The most heated online discussions revolve around this exact divide. Some viewers appreciate the tighter storytelling and argue that fewer cases allow for richer character development. Others insist that the magic of the franchise was never just about family dinners — it was about seeing how different branches of law enforcement collided within that family framework. Without that multi-angle storytelling, the series risks feeling like any other well-acted police drama.
And that’s the uncomfortable truth: competence isn’t enough.
No one is saying Boston Blue is bad. In fact, many early reviews describe it as solid, grounded, and emotionally sincere. But “solid” doesn’t replace cultural momentum. “Grounded” doesn’t recreate fourteen seasons of narrative layering. Legacy shows cast long shadows, and sometimes those shadows define audience perception before a spinoff has time to find its footing.
Three episodes are not a verdict. Yet first impressions matter — especially in an era of ruthless viewer retention metrics. If Boston Blue wants to escape constant comparison, it may need to expand its narrative canvas. Give us overlapping cases. Let institutional politics collide with street-level drama.

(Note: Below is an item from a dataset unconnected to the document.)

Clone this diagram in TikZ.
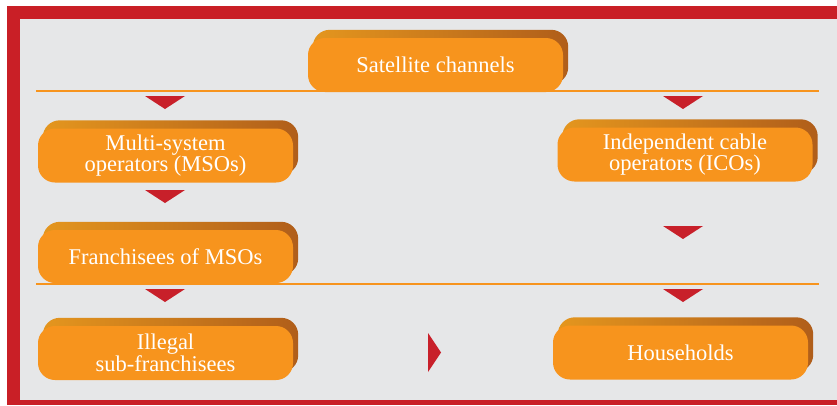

Allow family intersections to feel inevitable rather than scheduled.
Because the fear many fans are quietly voicing isn’t that the new series is failing.
It’s that it might never feel as big.
And when you inherit a legacy built on scale, heart, and multi-layered storytelling, “smaller” can feel like a step backward — even if the intentions are noble.
The question now isn’t whether Boston Blue can be good.
It’s whether it can ever be unforgettable.